A Walk in the (Olympic) Woods

Ferns, moss & dappled light in the Hoh Rain Forest

We love our life in San Diego– the Goldilocks weather, the endless beaches, the year round gardening. But I do miss the deep leafy greenery of Northern California and beyond. I miss the forested hiking trails. The changeable weather. The blazing colors of fall.

That’s why in Mid-September, we flew north to Seattle for a week of wandering the green wilds of Olympic National Park that we’d heard so much about.  We were excited to see forest-skirted lakes, the Puget Sound, the shimmering rivers and the deep mossy trails in one of the Northwest’s most beautiful locales.

We started off on Bainbridge Island where dear former Bay Area neighbors now live.  It was glorious hiking along their country roads, picking blackberries that stained our hands and staring mesmerized out their terrace at fog rolling across the mountain surround.  We felt like we were in a fairytale English village by the sea.

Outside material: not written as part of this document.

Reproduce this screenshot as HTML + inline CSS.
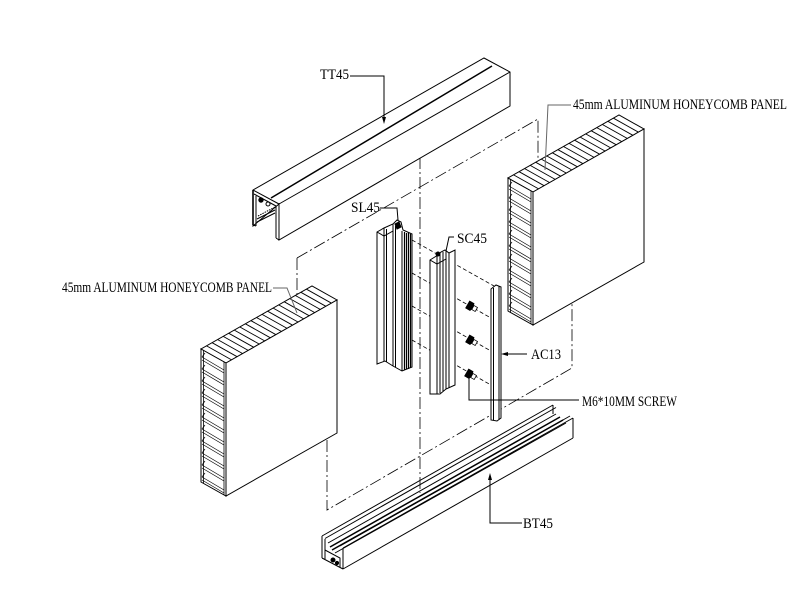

Then we headed out for three days of exploring hiking trails in three different parts of the Olympic National Forest.  We started in Port Angeles where our first hike was high above the town in an area called Hurricane Ridge.  The mountains appeared blue in the late daylight though we could see a smoky fire far below.  However, no one seemed concerned about the fire–it’s part of the natural cycle of things there– and so we didn’t worry either.

The second day, we drove further west toward Crescent Lake.  The road suddenly became smoky and we felt we were driving into danger and nearly turned off. Instead, like the cars ahead, we kept going and finally turned a corner where the winds and smoke dissipated.  

We arrived at beautiful Crescent Lake in late morning and parked near a historic Park lodge.  Hike two led us to sparkling waterfall, a river draped in fallen logs and a brief uphill hike. On our return, we decided to refuel with lunch at the Lodge.  It was a tasty meal with a perfect view of Crescent Lake and a little beachfront.  I should mention this was the only delicious meal of our 3-day Olympic odyssey. But more on that later,

On our third day, we drove south to the Hoh Rain Forest region. But first, we stopped at Ruby Beach, a windy and driftwood-dusted North Coast beach with gorgeous views of tree-frocked rock islands just offshore. 

Then into the Hoh Rain Forest.  We were well prepared for muddy going. We had brought rain jackets, rain pants and we even bought rubber galoshes to put over our boots.  None of these were needed!  As was true of all of our trip  thus far, we found only sunny, late summer weather.  

Nevertheless, we wandered along a fantastic, shrouded forest trail with tall cedars and firs festooned in moss and dripping lichen.  The dirt trail was soft but not muddy while the fern-clad forest floors were consistently moist with rivulets and misty drippings.  Uprooted trees created anthropomorphic shapes in the woods and every step of the hike was glorious.  

Following that hike, we headed to our last night’s lodging. But first, we made one last foray into the woods. We stopped briefly inside the entry at shimmering Quinault Lake. There we found yet another rustic-chic, historic lodge in a deep tree-filled surround. It was the perfect last stop to our journey through Olympic National Park.

At this point, you may be wondering where we stayed during our Olympic odyssey. I wish I could tell you we stayed in places as lovely as these classic National Park lodges. But we did not. I’d highly recommend that future visitors book these spots and fully immerse in the park experience but we were too late in booking our trip to get reservations.

Instead, we stayed outside the park in three different towns– Port Angeles, Forks and Aberdeen– with little to recommend them for hotel accommodations or cuisine. In fact, in our second spot in Forks, we ate both breakfast and lunch in our room with basic supermarket fixings.  The food scene was bleak.  These are the towns that logging built and then forgot. There’s not much industry left to support a vibrant cultural, economic or tourist scene. 

While we enjoyed warm, sunny days throughout our trek, as we drove back to the Seattle area on the first day of Fall, the weather suddenly changed. It transformed to the rain and grey skies we had been expecting.  For the next two days, we stayed in Bellevue, a lovely suburb outside Seattle. And each evening, we dined out on the cuisine for which the Pacific Northwest is rightfully famous: fresh seafood and salmon.  We also discovered a charming, woodsy loop trail just five minutes from us called the Wilburton Park Trail . This easy path was filled with lovely surprises including a graceful  suspension bridge over a deep ravine and a back entrance to the local botanic garden.

We flew out of Seattle on a cool, drizzly Monday morning and returned to San Diego to blazing sun and embracing warmth.  As perfect as our Olympic getaway was, it’s always good to come home!

3 comments

  1. Oh, how I love this! I replied immediately a few days ago, but hit a technical glitch. So glad you made the trek, that you stayed with us, and that you enjoyed the P-en-dub. Your timing was good on weather, even if the food scene was a bit bleak at times. Miss you two already!